Bergisch cultural landscape

Villages, grassland and orchards

The Bergisches Land is a low mountain range strongly divided by valleys with predominantly low-grade soils and very high precipitation, to which the extraordinary abundance of water is owed. These conditions led to late settlement. The landscape is characterised by the grassland-dominated heights and the forests. In the distribution of forest and open land, continuities of almost 200 years can be traced. The regional and supra-regional connecting roads ran along the dry heights. The late settlement (11th-13th century) originated from them.

 

The larger church villages lie along the mountain roads themselves, and away from them in hollows or on slopes are the individual farms or hamlets with house trees, farm gardens, orchards and small quarries. With the use of water power for the operation of mills and hammers in large numbers (estimated 1,000 former locations), the valleys were also developed structurally. It was not until the 19th century that the industrial, commercial and settlement axes typical today formed there.

A characteristic of the Bergisch building culture is the colourful building design in the Bergisch triad (white plaster - grey slate - green shutters). As important branches of industry, the iron, textile and paper industries often occupied the old sites of mills and hammers.
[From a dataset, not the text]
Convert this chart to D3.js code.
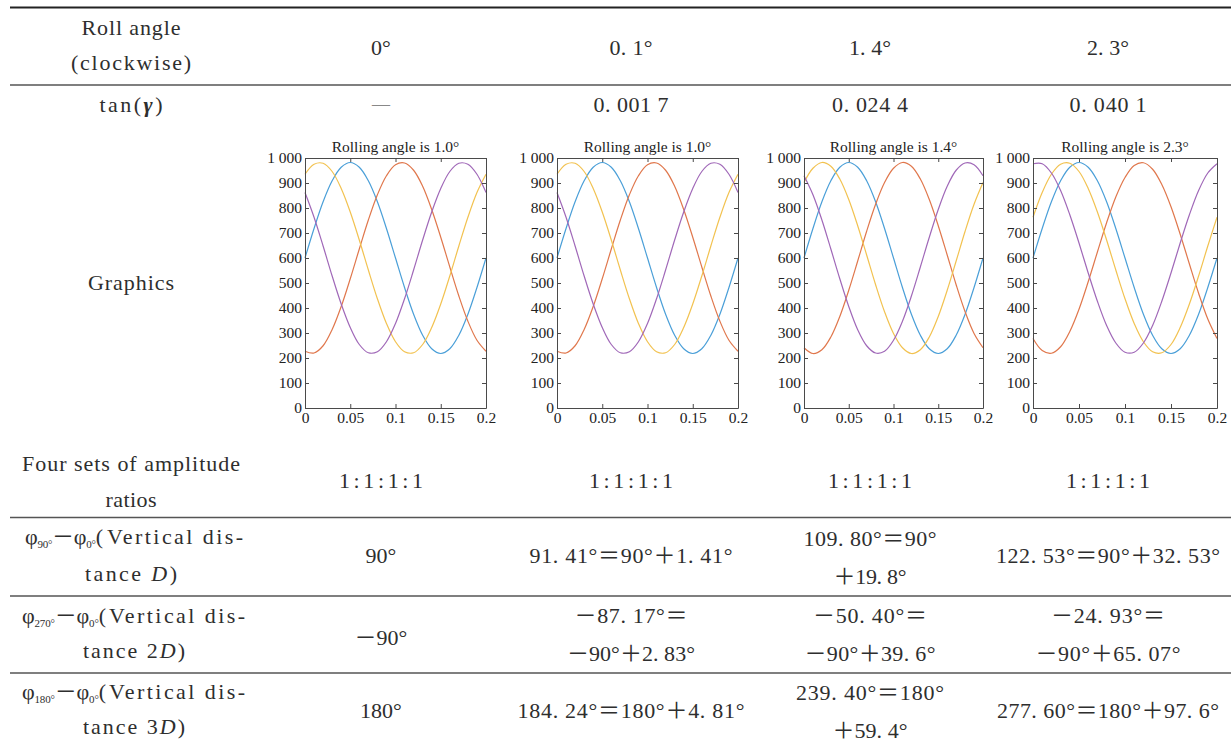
<!DOCTYPE html>
<html><head><meta charset="utf-8">
<script src="https://cdn.jsdelivr.net/npm/d3@7"></script>
<style>
body{margin:0;background:#fff;}
svg text{font-family:"Liberation Serif","Noto Sans CJK SC",serif;fill:#2e2e2e;}
.ax text{font-size:15.5px;fill:#222;}
.ax path,.ax line{stroke:#4a4a4a;}
</style></head><body>
<svg id="c" width="1231" height="744"></svg>
<script>
// ---------- table data ----------
const rollAngles = ["0°","0. 1°","1. 4°","2. 3°"];
const tanGamma = ["—","0. 001 7","0. 024 4","0. 040 1"];
const ampRatios = ["1:1:1:1","1:1:1:1","1:1:1:1","1:1:1:1"];
const phi90 = [["90°"],["91. 41°＝90°＋1. 41°"],["109. 80°＝90°","＋19. 8°"],["122. 53°＝90°＋32. 53°"]];
const phi270 = [["－90°"],["－87. 17°＝","－90°＋2. 83°"],["－50. 40°＝","－90°＋39. 6°"],["－24. 93°＝","－90°＋65. 07°"]];
const phi180 = [["180°"],["184. 24°＝180°＋4. 81°"],["239. 40°＝180°","＋59. 4°"],["277. 60°＝180°＋97. 6°"]];
const headRoll = ["Roll angle","(clockwise)"];
const headGraphics = "Graphics";
const headAmp = ["Four sets of amplitude","ratios"];
const phiSubs = ["90°","270°","180°"];
const phiDist = ["","2","3"];

// ---------- chart data ----------
const chartTitles = ["Rolling angle is 1.0°","Rolling angle is 1.0°","Rolling angle is 1.4°","Rolling angle is 2.3°"];
const xTicks = [0,0.05,0.1,0.15,0.2];
const xTickLabels = ["0","0.05","0.1","0.15","0.2"];
const yTicks = [0,100,200,300,400,500,600,700,800,900,1000];
const yTickLabels = ["0","100","200","300","400","500","600","700","800","900","1 000"];
const sampleX = [0,0.01,0.02,0.03,0.04,0.05,0.06,0.07,0.08,0.09,0.1,0.11,0.12,0.13,0.14,0.15,0.16,0.17,0.18,0.19,0.2];

const c1Blue   = [600,718,825,909,963,982,963,909,825,718,600,482,375,291,237,218,237,291,375,482,600];
const c1Yellow = [935,975,979,946,878,784,672,552,437,338,265,225,221,254,322,416,528,648,763,862,935];
const c1Red    = [227,220,249,314,406,517,636,752,853,929,973,980,951,887,794,683,564,448,347,271,227];
const c1Purple = [862,763,648,528,416,322,254,221,225,265,338,437,552,672,784,878,946,979,975,935,862];

const c2Blue   = [600,718,825,909,963,982,963,909,825,718,600,482,375,291,237,218,237,291,375,482,600];
const c2Yellow = [935,975,979,946,878,784,672,552,437,338,265,225,221,254,322,416,528,648,763,862,935];
const c2Red    = [227,220,249,314,406,517,636,752,853,929,973,980,951,887,794,683,564,448,347,271,227];
const c2Purple = [862,763,648,528,416,322,254,221,225,265,338,437,552,672,784,878,946,979,975,935,862];

const c3Blue   = [600,718,825,909,963,982,963,909,825,718,600,482,375,291,237,218,237,291,375,482,600];
const c3Yellow = [902,959,982,967,916,834,729,612,493,385,298,241,218,233,284,366,471,588,707,815,902];
const c3Red    = [241,218,233,284,366,471,588,707,815,902,959,982,967,916,834,729,612,493,385,298,241];
const c3Purple = [929,853,752,636,517,406,313,249,220,227,271,347,448,564,683,794,887,951,980,973,929];

const c4Blue   = [600,718,825,909,963,982,963,909,825,718,600,482,375,291,237,218,237,291,375,482,600];
const c4Yellow = [763,862,935,975,979,946,878,784,672,552,437,338,265,225,221,254,322,416,528,648,763];
const c4Red    = [278,230,219,245,306,395,505,624,741,844,922,970,981,955,894,805,695,576,459,356,278];
const c4Purple = [977,977,940,870,773,660,540,427,330,260,223,223,260,330,427,540,660,773,870,940,977];

const seriesColors = ["#4a9fd8","#e0774c","#f2c250","#a068b8"];

// ---------- layout ----------
const W = 1231, H = 744;
const colX = [131, 381, 631, 870, 1108];
const plotX = [[305,486],[557,738],[804,983],[1033,1217]];
const plotY = [408,158];
const FONT = '"Liberation Serif","Noto Sans CJK SC",serif';

const svg = d3.select("#c");
svg.append("rect").attr("width",W).attr("height",H).attr("fill","#fff");

// horizontal rules
[[7.5,2,"#222"],[85,1.4,"#555"],[517.5,1.4,"#555"],[596,1.4,"#555"],[673,1.4,"#555"]].forEach(r=>{
  svg.append("line").attr("x1",10).attr("x2",W).attr("y1",r[0]).attr("y2",r[0])
    .attr("stroke",r[2]).attr("stroke-width",r[1]);
});

// rich text: parts = [{t, sub, it, bold}]
function rich(x,y,parts,w,anchor){
  const t = svg.append("text").attr("x",x).attr("y",y)
    .attr("text-anchor",anchor||"middle")
    .style("font-family",FONT).style("font-size","22px");
  let shifted = false;
  parts.forEach(p=>{
    const ts = t.append("tspan").text(p.t);
    if(p.sub){ ts.style("font-size","11px"); if(!shifted){ts.attr("dy",4); shifted=true;} }
    else if(shifted){ ts.attr("dy",-4); shifted=false; }
    if(p.it) ts.style("font-style","italic");
    if(p.bold) ts.style("font-weight","bold");
  });
  if(w) t.attr("textLength",w).attr("lengthAdjust","spacing");
  return t;
}
function txt(x,y,s,w,anchor){ return rich(x,y,[{t:s}],w,anchor); }

// header row
txt(colX[0],35,headRoll[0],99);
txt(colX[0],70,headRoll[1],120);
const rollW = [null,43,42,42];
rollAngles.forEach((s,i)=>txt(colX[i+1],55,s,rollW[i]));

// tan row
rich(colX[0],112,[{t:"tan("},{t:"γ",it:true,bold:true},{t:")"}],63);
const tanW = [null,75,76,77];
tanGamma.forEach((s,i)=>{
  const t = txt(colX[i+1],i===0?110:112,s,tanW[i]);
  if(i===0) t.style("fill","#888").style("font-size","18px");
});

// graphics row label
txt(colX[0],290,headGraphics,86);

// amplitude row
txt(colX[0],471,headAmp[0],218);
txt(colX[0],507,headAmp[1],51);
ampRatios.forEach((s,i)=>txt(colX[i+1],488,s,84));

// phi rows
const phiRows = [
  {vals:phi90, l1:544, l2:581, one:563, two:[546,584],
   w:[null,[203],[133,73],[224]], a:[25,78], b:[107,136], c:[131,92]},
  {vals:phi270, l1:623, l2:658, one:645, two:[623,661],
   w:[null,[113,128],[114,131],[114,145]], a:[22,84], b:[109,136], c:[134,102]},
  {vals:phi180, l1:699, l2:734, one:718, two:[700,738],
   w:[null,[227],[148,75],[222]], a:[22,84], b:[109,136], c:[134,102]}
];
phiRows.forEach((r,ri)=>{
  rich(r.a[0], r.l1, [{t:"φ"},{t:phiSubs[ri],sub:true},{t:"－φ"},{t:"0°",sub:true},{t:"("}], r.a[1], "start");
  rich(r.b[0], r.l1, [{t:"Vertical dis-"}], r.b[1], "start");
  const p2 = [{t:"tance "+phiDist[ri]},{t:"D",it:true},{t:")"}];
  rich(r.c[0], r.l2, p2, r.c[1], "middle");
  r.vals.forEach((v,i)=>{
    const ww = r.w[i];
    if(v.length===1){
      txt(colX[i+1], r.one, v[0], ww?ww[0]:null);
    } else {
      txt(colX[i+1], r.two[0], v[0], ww[0]);
      txt(colX[i+1], r.two[1], v[1], ww[1]);
    }
  });
});

// charts
const chartSeries = [
  [c1Blue,c1Red,c1Yellow,c1Purple],
  [c2Blue,c2Red,c2Yellow,c2Purple],
  [c3Blue,c3Red,c3Yellow,c3Purple],
  [c4Blue,c4Red,c4Yellow,c4Purple]
];
chartSeries.forEach((ser,ci)=>{
  const x = d3.scaleLinear().domain([0,0.2]).range(plotX[ci]);
  const y = d3.scaleLinear().domain([0,1000]).range(plotY);
  const g = svg.append("g");
  const line = d3.line().x((d,i)=>x(sampleX[i])).y(d=>y(d)).curve(d3.curveCatmullRom);
  ser.forEach((s,si)=>{
    g.append("path").attr("d",line(s)).attr("fill","none")
      .attr("stroke",seriesColors[si]).attr("stroke-width",1.2);
  });
  g.append("g").attr("class","ax").attr("transform",`translate(0,${plotY[0]})`)
    .call(d3.axisBottom(x).tickValues(xTicks).tickFormat((d,i)=>xTickLabels[i]).tickSizeInner(-4).tickSizeOuter(0).tickPadding(4));
  g.append("g").attr("class","ax").attr("transform",`translate(0,${plotY[1]})`)
    .call(d3.axisTop(x).tickValues(xTicks).tickFormat("").tickSizeInner(-4).tickSizeOuter(0));
  g.append("g").attr("class","ax").attr("transform",`translate(${plotX[ci][0]},0)`)
    .call(d3.axisLeft(y).tickValues(yTicks).tickFormat((d,i)=>yTickLabels[i]).tickSizeInner(-4).tickSizeOuter(0).tickPadding(3));
  g.append("g").attr("class","ax").attr("transform",`translate(${plotX[ci][1]},0)`)
    .call(d3.axisRight(y).tickValues(yTicks).tickFormat("").tickSizeInner(-4).tickSizeOuter(0));
  g.selectAll(".ax text").attr("fill",null);
  svg.append("text").attr("x",(plotX[ci][0]+plotX[ci][1])/2).attr("y",152)
    .attr("text-anchor","middle").style("font-family",FONT).style("font-size","15.5px").style("fill","#222")
    .text(chartTitles[ci]);
});
</script>
</body></html>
Furthermore, mining from pre-Roman times until the 20th century, especially of iron and lead ores and their smelting (especially: Bensberg ore district and Radevormwald), but also the stone industry clearly left their mark on the landscape.

Since the beginning of the 20th century, the abundance of water led to the construction of 14 dams, some of which already have historical value today. They changed the landscape by creating large water areas of high recreational value and by destroying the preceding utilisation structures and buildings.